## start RECORDED INFORMATION
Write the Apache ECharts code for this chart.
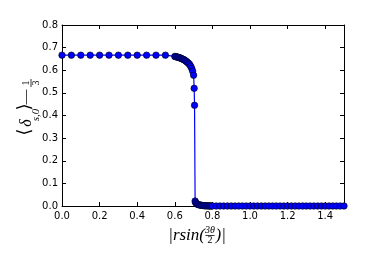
<!DOCTYPE html>
<html>
<head>
<meta charset="utf-8">
<script src="https://cdn.jsdelivr.net/npm/echarts@6/dist/echarts.min.js"></script>
<style>html,body{margin:0;padding:0;background:#fff;}#c{width:382px;height:253px;}</style>
</head>
<body>
<div id="c"></div>
<script>
var xValues = [
  0.00,0.05,0.10,0.15,0.20,0.25,0.30,0.35,0.40,0.45,0.50,0.55,
  0.600,0.605,0.610,0.615,0.620,0.625,0.630,0.635,0.640,0.645,0.650,0.655,0.660,0.665,0.670,0.675,0.680,0.685,0.690,0.695,0.700,
  0.703,0.705,0.708,
  0.710,0.715,0.720,0.725,0.730,0.735,0.740,0.745,0.750,0.755,0.760,0.765,0.770,0.775,0.780,0.785,0.790,0.795,
  0.80,0.82,0.84,0.86,0.88,0.90,0.92,0.94,0.96,0.98,1.00,1.02,1.04,1.06,1.08,1.10,1.12,1.14,1.16,1.18,
  1.20,1.22,1.24,1.26,1.28,1.30,1.32,1.34,1.36,1.38,1.40,1.42,1.44,1.46,1.48,1.50
];
var yValues = [
  0.6667,0.6667,0.6667,0.6667,0.6667,0.6667,0.6667,0.6667,0.6667,0.6667,0.6667,0.6667,
  0.661,0.660,0.659,0.658,0.657,0.655,0.654,0.652,0.650,0.648,0.646,0.643,0.640,0.637,0.633,0.629,0.624,0.617,0.608,0.596,0.578,
  0.520,0.445,0.022,
  0.016,0.011,0.008,0.006,0.005,0.004,0.003,0.0025,0.002,0.0015,0.001,0.001,0.0008,0.0006,0.0005,0.0004,0.0003,0.0002,
  0,0,0,0,0,0,0,0,0,0,0,0,0,0,0,0,0,0,0,0,
  0,0,0,0,0,0,0,0,0,0,0,0,0,0,0,0
];
var xTicks = [0.0,0.2,0.4,0.6,0.8,1.0,1.2,1.4];
var yTicks = [0.0,0.1,0.2,0.3,0.4,0.5,0.6,0.7,0.8];

var data = xValues.map(function(x,i){return [x,yValues[i]];});
var chart = echarts.init(document.getElementById('c'), null, {renderer:'canvas'});
var lab = {fontFamily:'DejaVu Sans', fontSize:10, color:'#000'};
function xAx(pos, show){
  return {type:'value', position:pos, min:0, max:1.5, interval:0.2,
    axisLine:{show:true, onZero:false, lineStyle:{color:'#000', width:1}},
    axisTick:{show:true, inside:true, length:4, lineStyle:{color:'#000'}},
    splitLine:{show:false},
    axisLabel:{show:show, margin:5, showMaxLabel:false, fontFamily:lab.fontFamily, fontSize:lab.fontSize, color:lab.color,
      formatter:function(v){return xTicks.indexOf(Math.round(v*10)/10)>=0 ? v.toFixed(1) : '';}}};
}
function yAx(pos, show){
  return {type:'value', position:pos, min:0, max:0.8, interval:0.1,
    axisLine:{show:true, onZero:false, lineStyle:{color:'#000', width:1}},
    axisTick:{show:true, inside:true, length:4, lineStyle:{color:'#000'}},
    splitLine:{show:false},
    axisLabel:{show:show, margin:4, fontFamily:lab.fontFamily, fontSize:lab.fontSize, color:lab.color,
      formatter:function(v){return yTicks.indexOf(Math.round(v*10)/10)>=0 ? v.toFixed(1) : '';}}};
}
var serif = 'Liberation Serif';
var option = {
  animation:false,
  backgroundColor:'#fff',
  grid:{left:62, right:38, top:25, bottom:47, containLabel:false},
  xAxis:[xAx('bottom', true), xAx('top', false)],
  yAxis:[yAx('left', true), yAx('right', false)],
  series:[{
    type:'line', data:data, xAxisIndex:0, yAxisIndex:0,
    symbol:'circle', symbolSize:6.5, showAllSymbol:true,
    lineStyle:{color:'#0000ff', width:1.2},
    itemStyle:{color:'#0000ff', borderColor:'#000', borderWidth:0.6}
  }],
  graphic:[
    {type:'group', children:[
      {type:'text', x:205, y:235.5, style:{text:'|rsin(', font:'italic 17px "'+serif+'"', fill:'#000', align:'right', verticalAlign:'middle'}},
      {type:'text', x:210, y:230.5, style:{text:'3θ', font:'italic 10px "'+serif+'"', fill:'#000', align:'center', verticalAlign:'middle'}},
      {type:'line', shape:{x1:205.5, y1:235.5, x2:214.5, y2:235.5}, style:{stroke:'#000', lineWidth:0.8}},
      {type:'text', x:210, y:240.5, style:{text:'2', font:'10px "'+serif+'"', fill:'#000', align:'center', verticalAlign:'middle'}},
      {type:'text', x:215.5, y:235.5, style:{text:')|', font:'italic 17px "'+serif+'"', fill:'#000', align:'left', verticalAlign:'middle'}}
    ]},
    {type:'group', x:32, y:136, rotation:Math.PI/2, children:[
      {type:'text', x:4, y:-7, style:{text:'⟨', font:'18px "DejaVu Serif"', fill:'#000', align:'center', verticalAlign:'middle'}},
      {type:'text', x:13, y:-5, style:{text:'δ', font:'italic 16px "'+serif+'"', fill:'#000', align:'center', verticalAlign:'middle'}},
      {type:'text', x:21, y:4.5, style:{text:'s,0', font:'italic 11px "'+serif+'"', fill:'#000', align:'center', verticalAlign:'middle'}},
      {type:'text', x:29, y:-7, style:{text:'⟩', font:'18px "DejaVu Serif"', fill:'#000', align:'center', verticalAlign:'middle'}},
      {type:'text', x:39, y:-6, style:{text:'—', font:'15px "'+serif+'"', fill:'#000', align:'center', verticalAlign:'middle'}},
      {type:'text', x:53, y:-5.5, style:{text:'1', font:'10px "'+serif+'"', fill:'#000', align:'center', verticalAlign:'middle'}},
      {type:'line', shape:{x1:49, y1:-1, x2:57, y2:-1}, style:{stroke:'#000', lineWidth:0.8}},
      {type:'text', x:53, y:4, style:{text:'3', font:'10px "'+serif+'"', fill:'#000', align:'center', verticalAlign:'middle'}}
    ]}
  ]
};
chart.setOption(option);
</script>
</body>
</html>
## end RECORDED INFORMATION
Produce an exact copy of each line of data, skipping embedded images.

| TASK RESULT |
Write the Apache ECharts code for this chart.
<!DOCTYPE html>
<html>
<head>
<meta charset="utf-8">
<script src="https://cdn.jsdelivr.net/npm/echarts@6/dist/echarts.min.js"></script>
<style>html,body{margin:0;padding:0;background:#fff;}#c{width:382px;height:253px;}</style>
</head>
<body>
<div id="c"></div>
<script>
var xValues = [
  0.00,0.05,0.10,0.15,0.20,0.25,0.30,0.35,0.40,0.45,0.50,0.55,
  0.600,0.605,0.610,0.615,0.620,0.625,0.630,0.635,0.640,0.645,0.650,0.655,0.660,0.665,0.670,0.675,0.680,0.685,0.690,0.695,0.700,
  0.703,0.705,0.708,
  0.710,0.715,0.720,0.725,0.730,0.735,0.740,0.745,0.750,0.755,0.760,0.765,0.770,0.775,0.780,0.785,0.790,0.795,
  0.80,0.82,0.84,0.86,0.88,0.90,0.92,0.94,0.96,0.98,1.00,1.02,1.04,1.06,1.08,1.10,1.12,1.14,1.16,1.18,
  1.20,1.22,1.24,1.26,1.28,1.30,1.32,1.34,1.36,1.38,1.40,1.42,1.44,1.46,1.48,1.50
];
var yValues = [
  0.6667,0.6667,0.6667,0.6667,0.6667,0.6667,0.6667,0.6667,0.6667,0.6667,0.6667,0.6667,
  0.661,0.660,0.659,0.658,0.657,0.655,0.654,0.652,0.650,0.648,0.646,0.643,0.640,0.637,0.633,0.629,0.624,0.617,0.608,0.596,0.578,
  0.520,0.445,0.022,
  0.016,0.011,0.008,0.006,0.005,0.004,0.003,0.0025,0.002,0.0015,0.001,0.001,0.0008,0.0006,0.0005,0.0004,0.0003,0.0002,
  0,0,0,0,0,0,0,0,0,0,0,0,0,0,0,0,0,0,0,0,
  0,0,0,0,0,0,0,0,0,0,0,0,0,0,0,0
];
var xTicks = [0.0,0.2,0.4,0.6,0.8,1.0,1.2,1.4];
var yTicks = [0.0,0.1,0.2,0.3,0.4,0.5,0.6,0.7,0.8];

var data = xValues.map(function(x,i){return [x,yValues[i]];});
var chart = echarts.init(document.getElementById('c'), null, {renderer:'canvas'});
var lab = {fontFamily:'DejaVu Sans', fontSize:10, color:'#000'};
function xAx(pos, show){
  return {type:'value', position:pos, min:0, max:1.5, interval:0.2,
    axisLine:{show:true, onZero:false, lineStyle:{color:'#000', width:1}},
    axisTick:{show:true, inside:true, length:4, lineStyle:{color:'#000'}},
    splitLine:{show:false},
    axisLabel:{show:show, margin:5, showMaxLabel:false, fontFamily:lab.fontFamily, fontSize:lab.fontSize, color:lab.color,
      formatter:function(v){return xTicks.indexOf(Math.round(v*10)/10)>=0 ? v.toFixed(1) : '';}}};
}
function yAx(pos, show){
  return {type:'value', position:pos, min:0, max:0.8, interval:0.1,
    axisLine:{show:true, onZero:false, lineStyle:{color:'#000', width:1}},
    axisTick:{show:true, inside:true, length:4, lineStyle:{color:'#000'}},
    splitLine:{show:false},
    axisLabel:{show:show, margin:4, fontFamily:lab.fontFamily, fontSize:lab.fontSize, color:lab.color,
      formatter:function(v){return yTicks.indexOf(Math.round(v*10)/10)>=0 ? v.toFixed(1) : '';}}};
}
var serif = 'Liberation Serif';
var option = {
  animation:false,
  backgroundColor:'#fff',
  grid:{left:62, right:38, top:25, bottom:47, containLabel:false},
  xAxis:[xAx('bottom', true), xAx('top', false)],
  yAxis:[yAx('left', true), yAx('right', false)],
  series:[{
    type:'line', data:data, xAxisIndex:0, yAxisIndex:0,
    symbol:'circle', symbolSize:6.5, showAllSymbol:true,
    lineStyle:{color:'#0000ff', width:1.2},
    itemStyle:{color:'#0000ff', borderColor:'#000', borderWidth:0.6}
  }],
  graphic:[
    {type:'group', children:[
      {type:'text', x:205, y:235.5, style:{text:'|rsin(', font:'italic 17px "'+serif+'"', fill:'#000', align:'right', verticalAlign:'middle'}},
      {type:'text', x:210, y:230.5, style:{text:'3θ', font:'italic 10px "'+serif+'"', fill:'#000', align:'center', verticalAlign:'middle'}},
      {type:'line', shape:{x1:205.5, y1:235.5, x2:214.5, y2:235.5}, style:{stroke:'#000', lineWidth:0.8}},
      {type:'text', x:210, y:240.5, style:{text:'2', font:'10px "'+serif+'"', fill:'#000', align:'center', verticalAlign:'middle'}},
      {type:'text', x:215.5, y:235.5, style:{text:')|', font:'italic 17px "'+serif+'"', fill:'#000', align:'left', verticalAlign:'middle'}}
    ]},
    {type:'group', x:32, y:136, rotation:Math.PI/2, children:[
      {type:'text', x:4, y:-7, style:{text:'⟨', font:'18px "DejaVu Serif"', fill:'#000', align:'center', verticalAlign:'middle'}},
      {type:'text', x:13, y:-5, style:{text:'δ', font:'italic 16px "'+serif+'"', fill:'#000', align:'center', verticalAlign:'middle'}},
      {type:'text', x:21, y:4.5, style:{text:'s,0', font:'italic 11px "'+serif+'"', fill:'#000', align:'center', verticalAlign:'middle'}},
      {type:'text', x:29, y:-7, style:{text:'⟩', font:'18px "DejaVu Serif"', fill:'#000', align:'center', verticalAlign:'middle'}},
      {type:'text', x:39, y:-6, style:{text:'—', font:'15px "'+serif+'"', fill:'#000', align:'center', verticalAlign:'middle'}},
      {type:'text', x:53, y:-5.5, style:{text:'1', font:'10px "'+serif+'"', fill:'#000', align:'center', verticalAlign:'middle'}},
      {type:'line', shape:{x1:49, y1:-1, x2:57, y2:-1}, style:{stroke:'#000', lineWidth:0.8}},
      {type:'text', x:53, y:4, style:{text:'3', font:'10px "'+serif+'"', fill:'#000', align:'center', verticalAlign:'middle'}}
    ]}
  ]
};
chart.setOption(option);
</script>
</body>
</html>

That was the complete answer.